A Business Glossary defines terms across a business domain, providing an authoritative source for all business operations, including its Database Systems.
It helps stakeholders across your organization collaboratively agree on the definitions, rules, and policies that define your data and manage reviews and approvals. And it makes this information easily accessible to every data citizen for faster adoption.
What is a data dictionary?
A data dictionary is a collection of descriptions of the data objects or items in a data model for the benefit of programmers and others who need to refer to them.
It describes the structure of a piece of data, its relationship to other data, and its origin, format, and use.
The Data Dictionary serves as a searchable repository for people who need to understand how and where data is stored and how it can be consumed. With it, you can also document roles and responsibilities and launch appropriate workflows to define, describe, and map data.
What is the relationship?
Business terms provide context and meaning to the data dictionary.
A technical field represents or instantiates a business terms.
For example, we may have a business term “Date of Birth” which is defined as “The date on which the party was born as per their birth certificate”.

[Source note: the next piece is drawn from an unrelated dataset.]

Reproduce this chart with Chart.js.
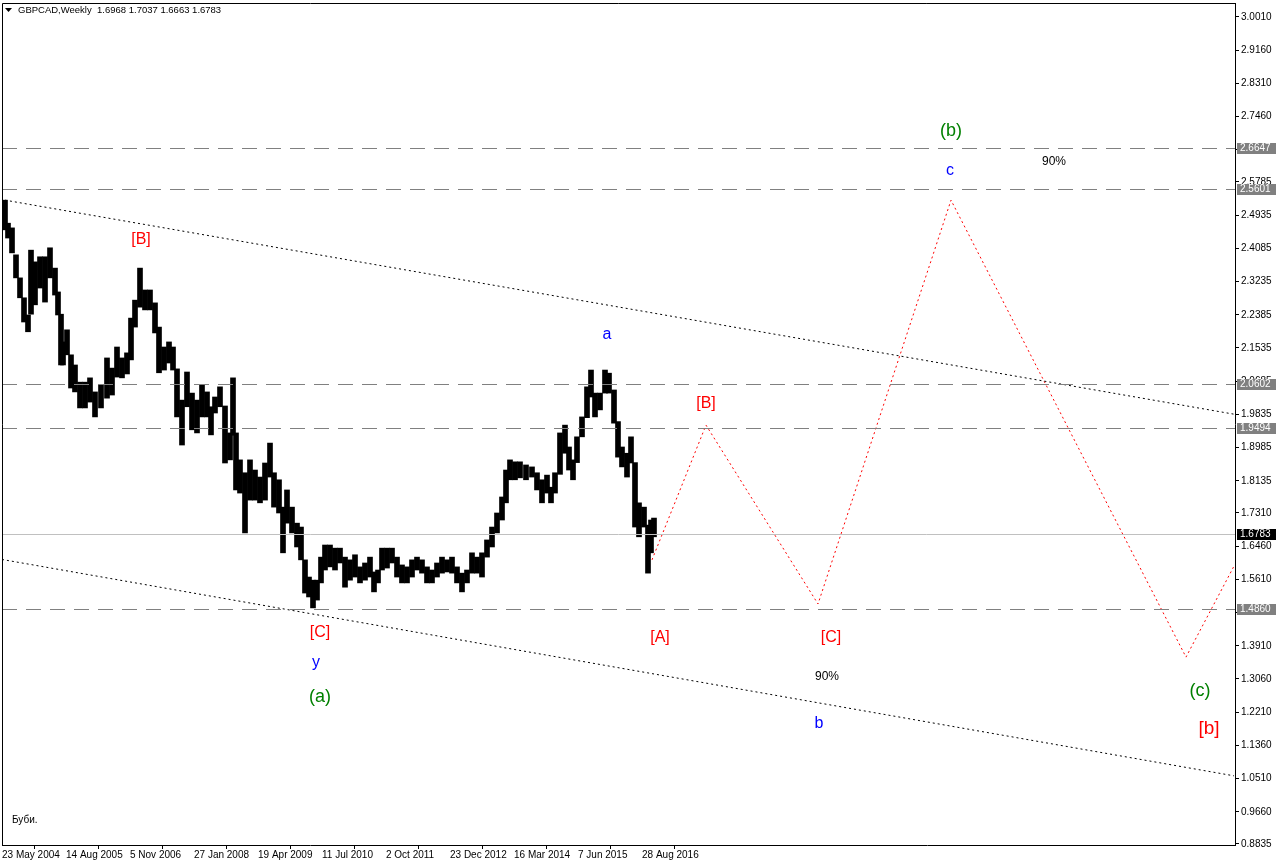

Date of birth may be represented in a CRM system in the schema “Contact” with the field name “dob” and stored as a date field.
In the Finance System, date of birth may be stored in the schema “CustomFields” stored in “CustomAttr1” with the format text
Business Term | Definition | CRM | Finance |
Date of Birth | The date on which the party was born as per their birth certificate | contact.dob | CustomFields.CustomAttr1 |
In practice, not every business term will have a technical representation. Birth Certificate (from the example above) may be defined for clarity, but may not be represented in my data model. However, most business terms may have many technical representations across different systems and reports.
How do I use this?
Let’s assume, for example, that I need to an Age analysis of my customers.

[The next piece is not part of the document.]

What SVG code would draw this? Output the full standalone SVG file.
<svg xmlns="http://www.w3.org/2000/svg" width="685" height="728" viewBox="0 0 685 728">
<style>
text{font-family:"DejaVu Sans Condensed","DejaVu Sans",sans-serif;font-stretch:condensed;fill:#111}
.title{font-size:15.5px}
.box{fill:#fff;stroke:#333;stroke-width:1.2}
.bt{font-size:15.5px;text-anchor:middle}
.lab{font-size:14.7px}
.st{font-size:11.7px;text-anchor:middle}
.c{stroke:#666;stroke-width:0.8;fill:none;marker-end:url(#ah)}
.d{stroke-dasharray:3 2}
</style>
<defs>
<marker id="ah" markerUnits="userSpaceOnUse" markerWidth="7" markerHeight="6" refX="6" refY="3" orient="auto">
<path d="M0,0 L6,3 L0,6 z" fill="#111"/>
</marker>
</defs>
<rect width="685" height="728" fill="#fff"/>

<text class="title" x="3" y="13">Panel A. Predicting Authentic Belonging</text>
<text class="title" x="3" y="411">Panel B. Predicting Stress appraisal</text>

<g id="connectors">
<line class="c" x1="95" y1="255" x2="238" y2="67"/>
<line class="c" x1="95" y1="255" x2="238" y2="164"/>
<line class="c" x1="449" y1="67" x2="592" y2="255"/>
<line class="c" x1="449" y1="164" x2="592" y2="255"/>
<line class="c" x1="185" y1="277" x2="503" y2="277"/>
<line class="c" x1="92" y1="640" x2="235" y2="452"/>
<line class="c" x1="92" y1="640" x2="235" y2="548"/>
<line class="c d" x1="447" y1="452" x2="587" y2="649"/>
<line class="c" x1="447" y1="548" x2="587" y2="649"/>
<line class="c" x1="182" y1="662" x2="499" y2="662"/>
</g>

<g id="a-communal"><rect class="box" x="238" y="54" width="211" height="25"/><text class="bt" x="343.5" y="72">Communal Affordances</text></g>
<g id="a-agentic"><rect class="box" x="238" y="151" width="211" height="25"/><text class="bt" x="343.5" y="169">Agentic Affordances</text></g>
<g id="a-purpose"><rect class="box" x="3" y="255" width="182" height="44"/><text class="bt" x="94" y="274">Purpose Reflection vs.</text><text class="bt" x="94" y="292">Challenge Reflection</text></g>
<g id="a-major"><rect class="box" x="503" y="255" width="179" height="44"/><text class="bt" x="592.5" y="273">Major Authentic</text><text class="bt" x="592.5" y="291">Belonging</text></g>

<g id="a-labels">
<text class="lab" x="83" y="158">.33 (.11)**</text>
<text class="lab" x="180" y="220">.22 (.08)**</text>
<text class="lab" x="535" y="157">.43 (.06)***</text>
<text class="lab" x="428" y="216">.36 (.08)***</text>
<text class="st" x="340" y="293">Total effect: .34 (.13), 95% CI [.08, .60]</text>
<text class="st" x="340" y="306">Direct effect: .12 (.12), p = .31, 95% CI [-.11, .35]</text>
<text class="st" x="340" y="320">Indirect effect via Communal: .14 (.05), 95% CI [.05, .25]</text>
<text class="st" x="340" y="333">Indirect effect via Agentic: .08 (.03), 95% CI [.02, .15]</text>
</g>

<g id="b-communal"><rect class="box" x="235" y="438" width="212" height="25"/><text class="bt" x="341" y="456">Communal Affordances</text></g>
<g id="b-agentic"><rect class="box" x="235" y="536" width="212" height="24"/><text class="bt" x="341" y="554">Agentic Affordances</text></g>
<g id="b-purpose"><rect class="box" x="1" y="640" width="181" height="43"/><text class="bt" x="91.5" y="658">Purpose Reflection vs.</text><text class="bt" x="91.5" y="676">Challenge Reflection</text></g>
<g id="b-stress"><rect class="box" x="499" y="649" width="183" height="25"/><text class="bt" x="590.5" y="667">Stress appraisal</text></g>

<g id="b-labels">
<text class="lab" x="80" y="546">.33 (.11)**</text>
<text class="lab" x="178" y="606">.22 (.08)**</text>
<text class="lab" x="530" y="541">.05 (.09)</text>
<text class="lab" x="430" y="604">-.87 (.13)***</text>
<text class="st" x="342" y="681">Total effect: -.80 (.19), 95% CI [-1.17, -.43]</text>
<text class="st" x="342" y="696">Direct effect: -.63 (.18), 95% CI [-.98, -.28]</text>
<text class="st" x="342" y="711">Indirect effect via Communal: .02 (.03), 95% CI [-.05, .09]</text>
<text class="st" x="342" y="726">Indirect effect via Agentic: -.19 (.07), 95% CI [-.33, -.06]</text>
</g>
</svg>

I can define Customer Age as being the current date minus the customer’s date of birth. As a business user, this allows me to define my requirement in plain language, without being tied to the underlying data complexities.
The relationship above allows me to find the different representations accessible in different systems – even when the fields names are not clear (such as CustomAttr1 in the example). In many off the shelf applications underlying field names may not be meaningful, or, in some cases, fields may no longer be used for their original purpose.

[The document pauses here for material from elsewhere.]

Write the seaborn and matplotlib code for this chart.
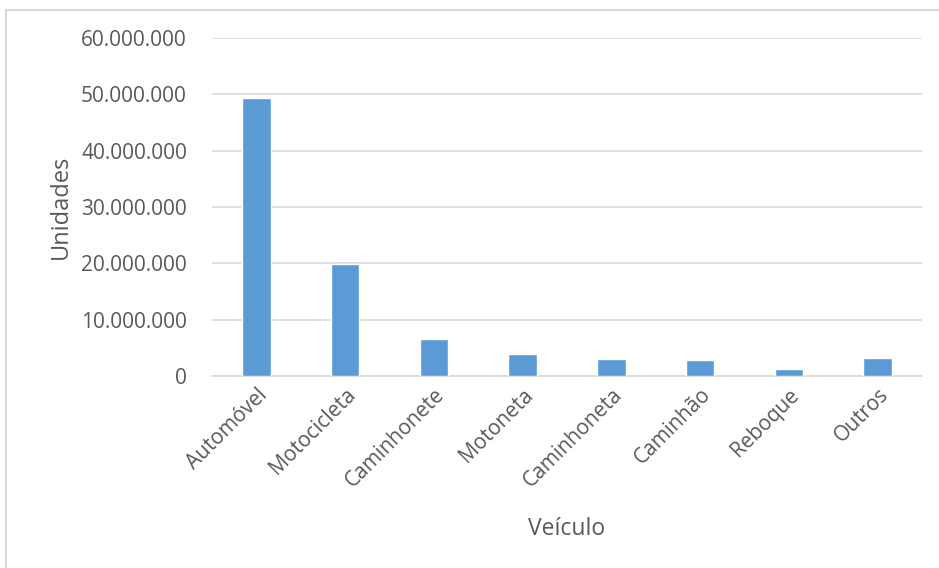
import matplotlib
matplotlib.use("Agg")
import matplotlib.pyplot as plt
import matplotlib.ticker as mticker
from matplotlib.patches import Rectangle
import seaborn as sns
import pandas as pd

categorias = ["Automóvel", "Motocicleta", "Caminhonete", "Motoneta",
              "Caminhoneta", "Caminhão", "Reboque", "Outros"]
unidades = [49_300_000, 19_850_000, 6_500_000, 3_850_000,
            2_960_000, 2_790_000, 1_240_000, 3_200_000]
yticks = [0, 10_000_000, 20_000_000, 30_000_000, 40_000_000, 50_000_000, 60_000_000]

df = pd.DataFrame({"Veículo": categorias, "Unidades": unidades})

sns.set_theme(style="white")
plt.rcParams["font.family"] = ["Open Sans", "DejaVu Sans"]

texto = "#595959"
fig = plt.figure(figsize=(9.39, 5.68), dpi=100)
ax = fig.add_axes([212 / 939, 1 - 376 / 568, 710 / 939, 338 / 568])

sns.barplot(data=df, x="Veículo", y="Unidades", color="#5B9BD5",
            width=0.32, saturation=1, ax=ax, zorder=3)

ax.set_ylim(0, 60_000_000)
ax.set_xlim(-0.5, len(categorias) - 0.5)
ax.set_yticks(yticks)
ax.yaxis.set_major_formatter(
    mticker.FuncFormatter(lambda v, _: f"{int(v):,}".replace(",", ".")))
ax.grid(axis="y", color="#D9D9D9", linewidth=1.2, zorder=0)
for s in ["top", "right", "left"]:
    ax.spines[s].set_visible(False)
ax.spines["bottom"].set_color("#D9D9D9")
ax.spines["bottom"].set_linewidth(1.2)

ax.tick_params(axis="y", labelsize=15, labelcolor=texto, length=0, pad=18)
ax.tick_params(axis="x", labelsize=15, labelcolor=texto, length=0, pad=6)
plt.setp(ax.get_xticklabels(), rotation=45, ha="right", rotation_mode="anchor")

ax.set_xlabel("Veículo", fontsize=16.5, color=texto, labelpad=18)
ax.set_ylabel("Unidades", fontsize=17, color=texto, labelpad=6)

fig.patches.append(Rectangle((6 / 939, -0.1), 1.2, 1 - 10 / 568 + 0.1,
                             transform=fig.transFigure, fill=False,
                             edgecolor="#D9D9D9", linewidth=1.5))

fig.savefig("out.png", dpi=100, facecolor="white")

Accessing the dictionary would allow the technical programmers to identify that CustomAttr1 must be converted to a date before the calculation can be completed.
How does Stewardship work?
Separating my business glossary from my data dictionaries mean that I can assign different stewards for business and technical terms.
Governance and stewardship should seek to ensure that critical information is captured, that technical and business responsibilities are clear, and that relevant relationships between business and technical assets are captured.
The post From business glossary to business authority has more on this topic
This is a good read, thank you Gary.
I am wondering though how you feel about including synonyms in the glossary.
Also, would you for example include First Name, Beneficiary and Beneficiary First Name in your glossary?
Hi Jaunine. Yes, I would certainly include synonyms that are in common use in my business. I would suggest creating the primary term e.g First Name that would be most preferrred and do my definitions at this level only. Synonyms woulb be linked to this term
When the focus on a particular project is on Java /JS/ Web application with an internal SQL database, we can generate the DB model from Eclipse, but it does not contain the range values of the column types. In such a context, it should be OK to list Table Names, the UML Table class definitions, and Table creation DB Schema as DDL statements. This can be called the Java web style of data dictionary, as this DB API is internal, not to be called by users who call the REST API of the Web Application. And all the range and value checks will be caught in realtime at the GUI front end part of the Web application.
Any comments?
HI Sushil – thanks for your question. I would suggest that you would want to capture the range / allowed values for each column as rules linked to your glossary. Fundamentally the metadata is documentation that allows any stake holder to quickly and easily understand the data they are looking for. You may think of this as your Business Requirements Definition that your programmer would use to define the real time checks.